My last song on this list is “Doushite Suki to Ittekurenaino” (どうして好きといってくれないの), which is a return to the typical Omega Tribe sound with that melancholic vibe. As it was released in July 1989, I immediately feel even more nostalgic, because of how ‘the end of an era’ that particular year represented. The song helps a lot, and it’s one of their most natsukashii-sounding songs since Kiyotaka Sugiyama left the band. About some specific details, the verses are what I like the most in this song (I usually like the verses even more than the choruses in Omega Tribe’s songs), but the expansive horns are great as well.

3 comments:

  1. Hello, Marcos.

    Thanks for this grand article on Omega Tribe. I had always thought that when it came to TUBE and Omega Tribe, the former was usually the daytime beach party guys while the latter was more for the summer indoor dinner party afterwards.

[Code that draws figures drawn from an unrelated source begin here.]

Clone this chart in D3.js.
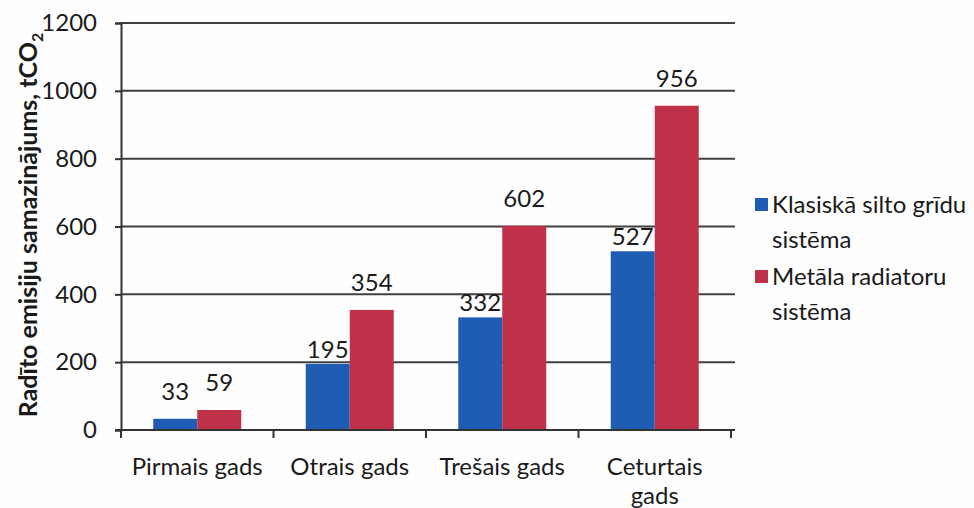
<!DOCTYPE html>
<html><head><meta charset="utf-8">
<script src="https://cdn.jsdelivr.net/npm/d3@7"></script>
<style>
body{margin:0;background:#fefefe;}
svg{display:block;font-family:Lato,"Open Sans",sans-serif;}
</style></head>
<body><svg id="c" width="974" height="508"></svg>
<script>
const categories = [["Pirmais gads"],["Otrais gads"],["Trešais gads"],["Ceturtais","gads"]];
const seriesNames = [["Klasiskā silto grīdu","sistēma"],["Metāla radiatoru","sistēma"]];
const blueValues = [33,195,332,527];
const redValues = [59,354,602,956];
const yTicks = [0,200,400,600,800,1000,1200];
const colors = ["#1f5cb4","#bf3049"];

(function(){
const svg = d3.select("#c");
const pl = 121, pr = 731, pt = 23, pb = 430;
const x = d3.scaleBand().domain(d3.range(categories.length)).range([pl, pr]);
const y = d3.scaleLinear().domain([0,1200]).range([pb, pt]);
const bw = 44;
const ink = "#1a1a1a";

// gridlines
svg.append("g").selectAll("line").data(yTicks.filter(d=>d>0)).join("line")
  .attr("x1", pl).attr("x2", 735).attr("y1", d=>y(d)).attr("y2", d=>y(d))
  .attr("stroke","#404040").attr("stroke-width",2);

const series = [blueValues, redValues];
series.forEach((vals, si) => {
  svg.append("g").selectAll("rect").data(vals).join("rect")
    .attr("x", (d,i)=> x(i) + x.bandwidth()/2 - bw + si*bw)
    .attr("width", bw)
    .attr("y", d=>y(d)).attr("height", d=>pb - y(d))
    .attr("fill", colors[si]);
  svg.append("g").selectAll("text").data(vals).join("text")
    .attr("x", (d,i)=> x(i) + x.bandwidth()/2 - bw/2 + si*bw)
    .attr("y", d=> y(d) - (si===1 || d<100 ? 19 : 6))
    .attr("text-anchor","middle").attr("font-size",24).attr("fill",ink)
    .text(d=>d);
});

// y axis
const yAxis = svg.append("g").attr("transform",`translate(${pl},0)`)
  .call(d3.axisLeft(y).tickValues(yTicks).tickSize(6).tickPadding(18).tickFormat(d3.format("d")));
yAxis.select(".domain").attr("stroke","#333").attr("stroke-width",2);
yAxis.selectAll(".tick line").attr("stroke","#333").attr("stroke-width",2);
yAxis.selectAll("text").attr("font-size",24).attr("fill",ink).attr("font-family","Lato,sans-serif");

// x axis
const xAxis = svg.append("g").attr("transform",`translate(0,${pb})`);
xAxis.append("line").attr("x1",pl-6).attr("x2",735).attr("y1",0).attr("y2",0)
  .attr("stroke","#333").attr("stroke-width",2);
const xt = d3.range(categories.length+1).map(i => i<categories.length ? x(i) : pr);
xAxis.selectAll(".t").data(xt).join("line").attr("class","t")
  .attr("x1",d=>d).attr("x2",d=>d).attr("y1",0).attr("y2",8)
  .attr("stroke","#333").attr("stroke-width",2);
categories.forEach((lines,i)=>{
  const t = xAxis.append("text").attr("text-anchor","middle").attr("font-size",24).attr("fill",ink);
  lines.forEach((l,j)=> t.append("tspan").attr("x", x(i)+x.bandwidth()/2).attr("y", 45 + j*29).text(l));
});

// y title
svg.append("text").attr("transform","translate(37,225) rotate(-90)")
  .attr("text-anchor","middle").attr("font-size",25).attr("font-weight","bold").attr("fill",ink)
  .call(t=>{ t.append("tspan").text("Radīto emisiju samazinājums, tCO");
             t.append("tspan").attr("font-size",16).attr("dy",6).text("2"); });

// legend
seriesNames.forEach((lines,i)=>{
  const gy = 213 + i*72;
  svg.append("rect").attr("x",755).attr("y",gy-15).attr("width",13).attr("height",13).attr("fill",colors[i]);
  const t = svg.append("text").attr("font-size",24).attr("fill",ink);
  lines.forEach((l,j)=> t.append("tspan").attr("x",772).attr("y", gy + j*35).text(l));
});
})();
</script></body></html>
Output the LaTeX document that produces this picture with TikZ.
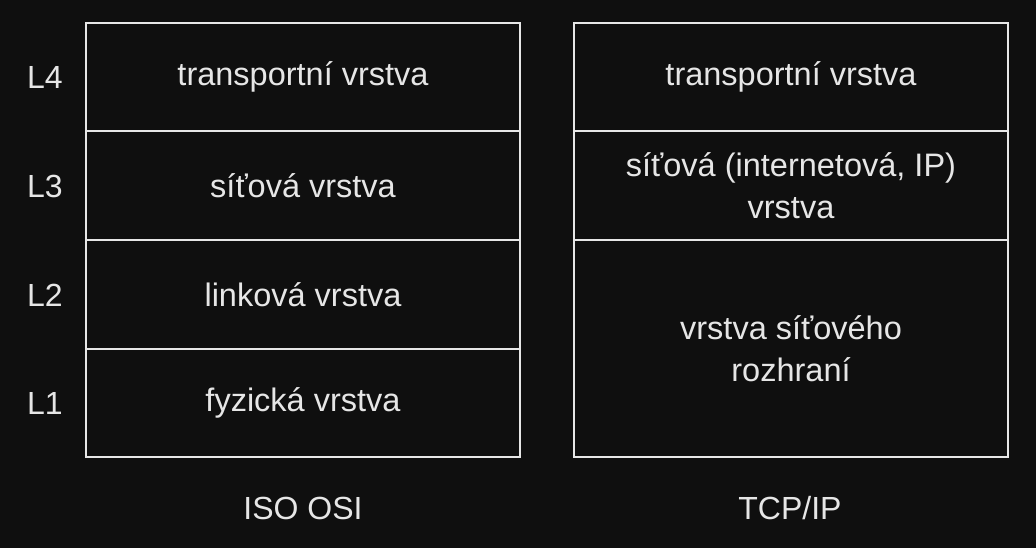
\documentclass[tikz,border=0pt]{standalone}
\usepackage{fontspec}
\setmainfont{Liberation Sans}
\definecolor{bg}{HTML}{0F0F0F}
\definecolor{fg}{HTML}{E6E6E6}
\begin{document}
\begin{tikzpicture}[x=1pt,y=-1pt,
  cell/.style={draw=fg, line width=2.5pt, text=fg, inner sep=0pt, align=center,
    minimum width=434pt, font=\fontsize{32.5}{42}\selectfont},
  lbl/.style={text=fg, inner sep=0pt, font=\fontsize{32}{42}\selectfont}]
\fill[bg] (0,0) rectangle (1036,548);
\useasboundingbox (0,0) rectangle (1036,548);
% ISO OSI
\node[cell, minimum height=108pt] (o4) at (303,77) {transportní vrstva};
\node[cell, minimum height=109pt] (o3) at (303,185.5) {síťová vrstva};
\node[cell, minimum height=109pt] (o2) at (303,294.5) {linková vrstva};
\node[cell, minimum height=108pt] (o1) at (303,403) {fyzická vrstva};
% TCP/IP
\node[cell, minimum height=108pt] (t4) at (791,77) {transportní vrstva};
\node[cell, minimum height=109pt] (t3) at (791,185.5) {síťová (internetová, IP)\\vrstva};
\node[cell, minimum height=217pt] (t1) at (791,348.5) {vrstva síťového\\rozhraní};
% layer labels
\node[lbl] (l4) at (45,77) {L4};
\node[lbl] (l3) at (45,186) {L3};
\node[lbl] (l2) at (45,295) {L2};
\node[lbl] (l1) at (45,403) {L1};
% captions
\node[lbl] (iso) at (303,508) {ISO OSI};
\node[lbl] (tcp) at (790,508) {TCP/IP};
\end{tikzpicture}
\end{document}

    However, I think that I have found my next favourite song for the week with "Asphalt Lady". Very City Pop in a way that I had not known about Sugiyama's crew. "Glass no Palm Tree" is more along with the Sugiyama and Omega Tribe that I have traditionally known.

    "Reiko" and "Miss Dreamer" definitely goes into that West Coast dance-pop of the late 1980s, thanks to McCoy's participation behind the mike. Interesting although I still prefer Omega Tribe's mellower side. And indeed, "Doushite Suki to Ittekurenaino”, considering its release date, seems to be a nostalgic look back at the group's beginnings.

    It definitely goes to show that those non-single tracks are worthy of exploring. Many thanks, Marcos!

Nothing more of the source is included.